- What is being asked -
Only the lines from the line containing "Reproduce this chart with D3.js." to the line containing "const codDomain = [5.5, 8];", with both of those lines, are to be repeated exactly. Leave the images out.
--- Start ---
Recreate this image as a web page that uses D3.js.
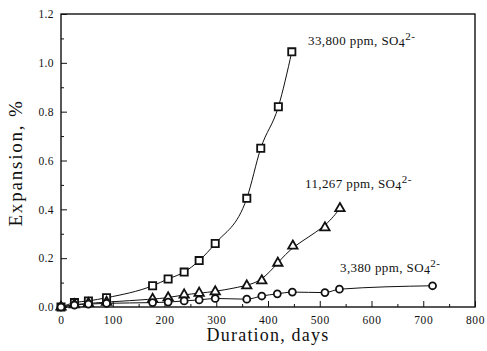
<!DOCTYPE html>
<html>
<head>
<meta charset="utf-8">
<script src="https://cdn.jsdelivr.net/npm/d3@7/dist/d3.min.js"></script>
<style>
  body { margin: 0; background: #fff; }
  svg text { font-family: "Liberation Serif", "DejaVu Serif", serif; fill: #111; }
</style>
</head>
<body>
<script>
var w = 487;
var h = 351;

var sqDays = [0, 26, 53, 88, 177, 207, 238, 267, 298, 359, 386, 420, 446];
var sqVals = [0, 0.018, 0.025, 0.038, 0.087, 0.115, 0.143, 0.19, 0.26, 0.445, 0.65, 0.82, 1.045];

var triDays = [0, 26, 53, 88, 177, 207, 238, 267, 298, 359, 388, 419, 448, 510, 539];
var triVals = [0, 0.01, 0.015, 0.02, 0.032, 0.038, 0.05, 0.057, 0.063, 0.087, 0.108, 0.18, 0.25, 0.325, 0.404];

var cirDays = [0, 26, 53, 88, 177, 207, 238, 267, 298, 359, 388, 418, 447, 510, 538, 718];
var cirVals = [0, 0.008, 0.012, 0.015, 0.018, 0.02, 0.025, 0.029, 0.035, 0.032, 0.045, 0.054, 0.061, 0.059, 0.073, 0.087];

var xTicks = [0, 100, 200, 300, 400, 500, 600, 700, 800];
var yTicks = [0, 0.2, 0.4, 0.6, 0.8, 1.0, 1.2];

var labels = ["33,800 ppm, SO", "11,267 ppm, SO", "3,380 ppm, SO"];

var x = d3.scaleLinear().domain([0, 800]).range([61, 475]);
var y = d3.scaleLinear().domain([0, 1.2]).range([307, 14]);

var svg = d3.select("body").append("svg")
  .attr("width", w)
  .attr("height", h);

// frame
svg.append("rect")
  .attr("x", x(0)).attr("y", y(1.2))
  .attr("width", x(800) - x(0)).attr("height", y(0) - y(1.2))
  .attr("fill", "none").attr("stroke", "#111").attr("stroke-width", 1.4);

// x axis, ticks inward
var xAxis = d3.axisBottom(x).tickValues(xTicks).tickSize(-6).tickPadding(9).tickFormat(d3.format("d"));
var gx = svg.append("g").attr("transform", "translate(0," + y(0) + ")").call(xAxis);
gx.select(".domain").remove();
gx.selectAll("text").attr("font-size", 11.5).attr("letter-spacing", 0.6);
svg.append("g").attr("transform", "translate(0," + y(0) + ")")
  .call(d3.axisBottom(x).tickValues(d3.range(50, 800, 100)).tickSize(-3).tickFormat(""))
  .select(".domain").remove();

// y axis
var yAxis = d3.axisLeft(y).tickValues(yTicks).tickSize(-6).tickPadding(7).tickFormat(d3.format(".1f"));
var gy = svg.append("g").attr("transform", "translate(" + x(0) + ",0)").call(yAxis);
gy.select(".domain").remove();
gy.selectAll("text").attr("font-size", 11.5).attr("letter-spacing", 0.4);
svg.append("g").attr("transform", "translate(" + x(0) + ",0)")
  .call(d3.axisLeft(y).tickValues(d3.range(0.1, 1.2, 0.2)).tickSize(-3).tickFormat(""))
  .select(".domain").remove();

svg.selectAll(".tick line").attr("stroke", "#111");

// axis titles
svg.append("text")
  .attr("x", 268).attr("y", 341)
  .attr("text-anchor", "middle").attr("font-size", 18).attr("letter-spacing", 1.2)
  .text("Duration, days");
svg.append("text")
  .attr("transform", "translate(22,163) rotate(-90)")
  .attr("text-anchor", "middle").attr("font-size", 19).attr("letter-spacing", 1.8)
  .text("Expansion, %");

var series = [
  { days: sqDays, vals: sqVals, shape: "square", curve: d3.curveMonotoneX },
  { days: triDays, vals: triVals, shape: "triangle", curve: d3.curveBasis },
  { days: cirDays, vals: cirVals, shape: "circle", curve: d3.curveMonotoneX }
];

var line = d3.line().x(d => x(d[0])).y(d => y(d[1]));

series.forEach(s => {
  var pts = s.days.map((d, i) => [d, s.vals[i]]);
  svg.append("path")
    .datum(pts)
    .attr("d", line.curve(s.curve))
    .attr("fill", "none")
    .attr("stroke", "#111")
    .attr("stroke-width", 1);

  var sym = s.shape == "square" ? d3.symbolSquare : s.shape == "triangle" ? d3.symbolTriangle : d3.symbolCircle;
  var size = s.shape == "square" ? 52 : s.shape == "triangle" ? 38 : 38;
  svg.append("g").selectAll("path")
    .data(pts)
    .enter()
    .append("path")
    .attr("transform", d => "translate(" + x(d[0]) + "," + y(d[1]) + ")")
    .attr("d", d3.symbol().type(sym).size(size))
    .attr("fill", "#fff")
    .attr("stroke", "#111")
    .attr("stroke-width", 1.8);
});

// series labels
var labelPos = [[308, 45], [305, 188], [340, 272]];
labels.forEach((t, i) => {
  var tx = svg.append("text")
    .attr("x", labelPos[i][0]).attr("y", labelPos[i][1])
    .attr("font-size", 13).attr("letter-spacing", 0.4);
  tx.append("tspan").text(t);
  tx.append("tspan").attr("font-size", 12).attr("dy", 2).text("4");
  tx.append("tspan").attr("font-size", 11).attr("dy", -7).text("2-");
});
</script>
</body>
</html>
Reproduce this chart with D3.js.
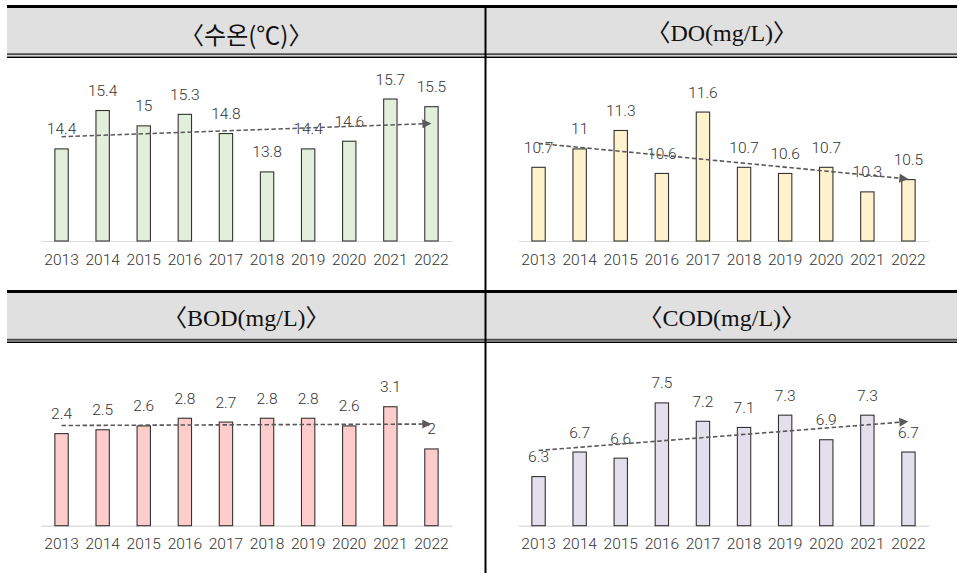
<!DOCTYPE html>
<html>
<head>
<meta charset="utf-8">
<script src="https://cdn.jsdelivr.net/npm/d3@7"></script>
<style>
  html, body { margin: 0; padding: 0; background: #fff; }
  svg { display: block; }
</style>
</head>
<body>
<svg id="chart" width="958" height="573"></svg>
<script>
// ---- data ----
const years = ["2013", "2014", "2015", "2016", "2017", "2018", "2019", "2020", "2021", "2022"];
const waterTemp = [14.4, 15.4, 15, 15.3, 14.8, 13.8, 14.4, 14.6, 15.7, 15.5];
const dissolvedOxygen = [10.7, 11, 11.3, 10.6, 11.6, 10.7, 10.6, 10.7, 10.3, 10.5];
const bodValues = [2.4, 2.5, 2.6, 2.8, 2.7, 2.8, 2.8, 2.6, 3.1, 2];
const codValues = [6.3, 6.7, 6.6, 7.5, 7.2, 7.1, 7.3, 6.9, 7.3, 6.7];
const titles = ["〈수온(℃)〉", "〈DO(mg/L)〉", "〈BOD(mg/L)〉", "〈COD(mg/L)〉"];
const tempDomain = [12, 16];
const doDomain = [9.5, 12];
const bodDomain = [0, 4];
const codDomain = [5.5, 8];

// ---- layout / style ----
const svg = d3.select("#chart");
const W = 958, H = 573;
const divX = 485.5;
const panels = [
  { title: titles[0], values: waterTemp, domain: tempDomain, fill: "#e2efda", x0: 41, x1: 452, base: 241, titleY: 33, font: "'Noto Sans CJK KR', sans-serif", size: "24px", cx: (7 + divX) / 2 },
  { title: titles[1], values: dissolvedOxygen, domain: doDomain, fill: "#fff2cc", x0: 518, x1: 929, base: 241, titleY: 33, font: "'Liberation Serif', 'Noto Sans CJK KR', serif", size: "24px", cx: (divX + W) / 2 },
  { title: titles[2], values: bodValues, domain: bodDomain, fill: "#ffcccc", x0: 41, x1: 452, base: 525.7, titleY: 318, font: "'Liberation Serif', 'Noto Sans CJK KR', serif", size: "24px", cx: (7 + divX) / 2 },
  { title: titles[3], values: codValues, domain: codDomain, fill: "#e4dfec", x0: 518, x1: 929, base: 525.7, titleY: 318, font: "'Liberation Serif', 'Noto Sans CJK KR', serif", size: "24px", cx: (divX + W) / 2 }
];
const plotH = 153.5;
const numFont = "Roboto, 'Noto Sans', sans-serif";

// header backgrounds
[[8, 53.3], [293, 338.7]].forEach(([t, b]) => {
  svg.append("rect").attr("x", 7).attr("y", t).attr("width", W - 8).attr("height", b - t).attr("fill", "#e0e0e0");
});
// table rules
function hline(y, w, c) {
  svg.append("line").attr("x1", 7).attr("x2", W - 1).attr("y1", y).attr("y2", y)
    .attr("stroke", c).attr("stroke-width", w);
}
hline(6.5, 3, "#000");
hline(54.3, 2, "#4a4a4a");
hline(57.3, 1.4, "#000");
hline(291.5, 3, "#000");
hline(339.7, 2, "#4a4a4a");
hline(342.2, 1.4, "#000");
svg.append("line").attr("x1", divX).attr("x2", divX).attr("y1", 5).attr("y2", H)
  .attr("stroke", "#000").attr("stroke-width", 2);

// arrow marker
const defs = svg.append("defs");
defs.append("marker").attr("id", "arrow").attr("viewBox", "0 0 10 10")
  .attr("refX", 9).attr("refY", 5).attr("markerWidth", 10).attr("markerHeight", 9)
  .attr("markerUnits", "userSpaceOnUse").attr("orient", "auto")
  .append("path").attr("d", "M0,0 L10,5 L0,10 Z").attr("fill", "#595959");

panels.forEach(p => {
  // title
  svg.append("text").attr("x", p.cx).attr("y", p.titleY).attr("text-anchor", "middle")
    .attr("dominant-baseline", "central")
    .style("font-family", p.font).style("font-size", p.size)
    .attr("fill", "#111").text(p.title);

  const x = d3.scaleBand().domain(years).range([p.x0, p.x1]).paddingInner(0.675).paddingOuter(0.3375);
  const y = d3.scaleLinear().domain(p.domain).range([p.base, p.base - plotH]);
  const g = svg.append("g");

  // baseline axis
  const axis = d3.axisBottom(x).tickSize(0).tickPadding(0);
  const ax = g.append("g").attr("transform", `translate(0,${p.base})`).call(axis);
  ax.select(".domain").attr("stroke", "#d9d9d9").attr("stroke-width", 1.2);
  ax.selectAll("text").attr("dy", null).attr("y", 23.5)
    .style("font-family", numFont).style("font-size", "15.5px").style("font-weight", 300).attr("fill", "#333");

  // bars
  g.selectAll("rect.bar").data(p.values).join("rect").attr("class", "bar")
    .attr("x", (d, i) => x(years[i])).attr("width", x.bandwidth())
    .attr("y", d => y(d)).attr("height", d => p.base - y(d))
    .attr("fill", p.fill).attr("stroke", "#333").attr("stroke-width", 1.1);

  // value labels
  g.selectAll("text.val").data(p.values).join("text").attr("class", "val")
    .attr("x", (d, i) => x(years[i]) + x.bandwidth() / 2).attr("y", d => y(d) - 14.5)
    .attr("text-anchor", "middle")
    .style("font-family", numFont).style("font-size", "15.5px").style("font-weight", 300).attr("fill", "#333")
    .text(d => d);

  // linear trend line (least squares fit of the series)
  const n = p.values.length;
  const mx = d3.mean(d3.range(n)), my = d3.mean(p.values);
  const slope = d3.sum(p.values, (v, i) => (i - mx) * (v - my)) / d3.sum(d3.range(n), i => (i - mx) ** 2);
  const at = i => my + slope * (i - mx);
  const cx0 = x(years[0]) + x.bandwidth() / 2;
  const cx1 = x(years[n - 1]) + x.bandwidth() / 2 - 1;
  g.append("line").attr("x1", cx0).attr("y1", y(at(0))).attr("x2", cx1).attr("y2", y(at(n - 1)))
    .attr("stroke", "#595959").attr("stroke-width", 1.6).attr("stroke-dasharray", "4.5,2.5")
    .attr("marker-end", "url(#arrow)");
});
</script>
</body>
</html>
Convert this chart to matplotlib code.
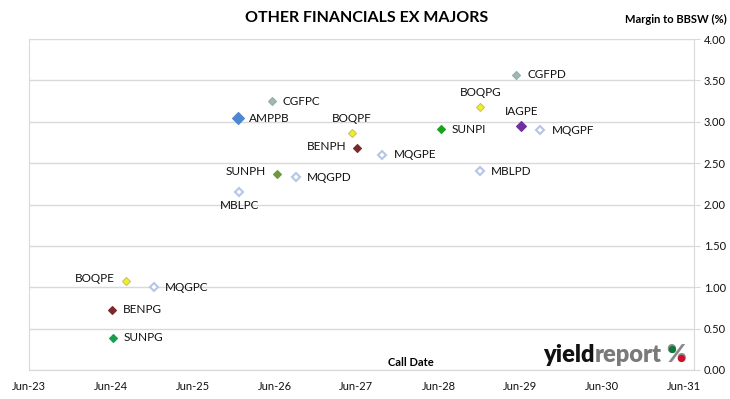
--- End ---
- Exercise answer -
Reproduce this chart with D3.js.
<!DOCTYPE html>
<html>
<head>
<meta charset="utf-8">
<script src="https://cdn.jsdelivr.net/npm/d3@7"></script>
<style>
  html, body { margin: 0; padding: 0; background: #fff; }
  svg { display: block; }
</style>
</head>
<body>
<svg id="chart" width="958" height="573"></svg>
<script>
// ---- data ----
const years = ["2013", "2014", "2015", "2016", "2017", "2018", "2019", "2020", "2021", "2022"];
const waterTemp = [14.4, 15.4, 15, 15.3, 14.8, 13.8, 14.4, 14.6, 15.7, 15.5];
const dissolvedOxygen = [10.7, 11, 11.3, 10.6, 11.6, 10.7, 10.6, 10.7, 10.3, 10.5];
const bodValues = [2.4, 2.5, 2.6, 2.8, 2.7, 2.8, 2.8, 2.6, 3.1, 2];
const codValues = [6.3, 6.7, 6.6, 7.5, 7.2, 7.1, 7.3, 6.9, 7.3, 6.7];
const titles = ["〈수온(℃)〉", "〈DO(mg/L)〉", "〈BOD(mg/L)〉", "〈COD(mg/L)〉"];
const tempDomain = [12, 16];
const doDomain = [9.5, 12];
const bodDomain = [0, 4];
const codDomain = [5.5, 8];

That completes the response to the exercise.